***** Given data
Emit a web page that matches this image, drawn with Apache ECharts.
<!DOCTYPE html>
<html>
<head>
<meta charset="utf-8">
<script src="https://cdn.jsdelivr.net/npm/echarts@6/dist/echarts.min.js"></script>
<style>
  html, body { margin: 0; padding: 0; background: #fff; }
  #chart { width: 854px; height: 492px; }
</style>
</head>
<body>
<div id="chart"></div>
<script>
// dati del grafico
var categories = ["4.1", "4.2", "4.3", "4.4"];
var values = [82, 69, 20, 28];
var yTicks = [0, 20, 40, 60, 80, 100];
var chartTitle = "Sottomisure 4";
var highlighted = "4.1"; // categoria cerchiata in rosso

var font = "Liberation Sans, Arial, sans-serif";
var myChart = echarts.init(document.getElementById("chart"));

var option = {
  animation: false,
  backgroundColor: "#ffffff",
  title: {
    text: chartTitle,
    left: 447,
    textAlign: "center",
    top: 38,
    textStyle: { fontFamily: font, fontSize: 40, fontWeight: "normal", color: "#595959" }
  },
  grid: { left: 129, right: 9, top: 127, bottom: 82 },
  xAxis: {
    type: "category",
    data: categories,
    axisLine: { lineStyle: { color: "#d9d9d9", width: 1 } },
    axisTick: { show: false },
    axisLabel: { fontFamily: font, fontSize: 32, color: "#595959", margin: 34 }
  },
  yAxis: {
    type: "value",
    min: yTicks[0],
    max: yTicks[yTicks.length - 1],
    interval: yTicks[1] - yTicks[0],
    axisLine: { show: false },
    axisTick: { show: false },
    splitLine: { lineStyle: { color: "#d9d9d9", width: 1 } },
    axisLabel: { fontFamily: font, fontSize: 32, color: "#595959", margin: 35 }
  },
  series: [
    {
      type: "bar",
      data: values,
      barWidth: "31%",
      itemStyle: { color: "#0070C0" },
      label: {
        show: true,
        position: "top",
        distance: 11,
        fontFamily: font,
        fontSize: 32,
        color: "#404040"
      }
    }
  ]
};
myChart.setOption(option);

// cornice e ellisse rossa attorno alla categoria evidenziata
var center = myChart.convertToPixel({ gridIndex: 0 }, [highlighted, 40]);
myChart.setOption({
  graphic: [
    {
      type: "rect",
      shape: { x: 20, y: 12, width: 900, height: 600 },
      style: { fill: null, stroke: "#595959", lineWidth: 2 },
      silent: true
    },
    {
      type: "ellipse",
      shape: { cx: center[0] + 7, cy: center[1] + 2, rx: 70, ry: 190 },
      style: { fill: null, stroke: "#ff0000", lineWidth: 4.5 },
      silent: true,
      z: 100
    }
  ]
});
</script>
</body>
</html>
**********
→ Exercise
Give back all the data exactly as written.

→ Full response
Emit a web page that matches this image, drawn with Apache ECharts.
<!DOCTYPE html>
<html>
<head>
<meta charset="utf-8">
<script src="https://cdn.jsdelivr.net/npm/echarts@6/dist/echarts.min.js"></script>
<style>
  html, body { margin: 0; padding: 0; background: #fff; }
  #chart { width: 854px; height: 492px; }
</style>
</head>
<body>
<div id="chart"></div>
<script>
// dati del grafico
var categories = ["4.1", "4.2", "4.3", "4.4"];
var values = [82, 69, 20, 28];
var yTicks = [0, 20, 40, 60, 80, 100];
var chartTitle = "Sottomisure 4";
var highlighted = "4.1"; // categoria cerchiata in rosso

var font = "Liberation Sans, Arial, sans-serif";
var myChart = echarts.init(document.getElementById("chart"));

var option = {
  animation: false,
  backgroundColor: "#ffffff",
  title: {
    text: chartTitle,
    left: 447,
    textAlign: "center",
    top: 38,
    textStyle: { fontFamily: font, fontSize: 40, fontWeight: "normal", color: "#595959" }
  },
  grid: { left: 129, right: 9, top: 127, bottom: 82 },
  xAxis: {
    type: "category",
    data: categories,
    axisLine: { lineStyle: { color: "#d9d9d9", width: 1 } },
    axisTick: { show: false },
    axisLabel: { fontFamily: font, fontSize: 32, color: "#595959", margin: 34 }
  },
  yAxis: {
    type: "value",
    min: yTicks[0],
    max: yTicks[yTicks.length - 1],
    interval: yTicks[1] - yTicks[0],
    axisLine: { show: false },
    axisTick: { show: false },
    splitLine: { lineStyle: { color: "#d9d9d9", width: 1 } },
    axisLabel: { fontFamily: font, fontSize: 32, color: "#595959", margin: 35 }
  },
  series: [
    {
      type: "bar",
      data: values,
      barWidth: "31%",
      itemStyle: { color: "#0070C0" },
      label: {
        show: true,
        position: "top",
        distance: 11,
        fontFamily: font,
        fontSize: 32,
        color: "#404040"
      }
    }
  ]
};
myChart.setOption(option);

// cornice e ellisse rossa attorno alla categoria evidenziata
var center = myChart.convertToPixel({ gridIndex: 0 }, [highlighted, 40]);
myChart.setOption({
  graphic: [
    {
      type: "rect",
      shape: { x: 20, y: 12, width: 900, height: 600 },
      style: { fill: null, stroke: "#595959", lineWidth: 2 },
      silent: true
    },
    {
      type: "ellipse",
      shape: { cx: center[0] + 7, cy: center[1] + 2, rx: 70, ry: 190 },
      style: { fill: null, stroke: "#ff0000", lineWidth: 4.5 },
      silent: true,
      z: 100
    }
  ]
});
</script>
</body>
</html>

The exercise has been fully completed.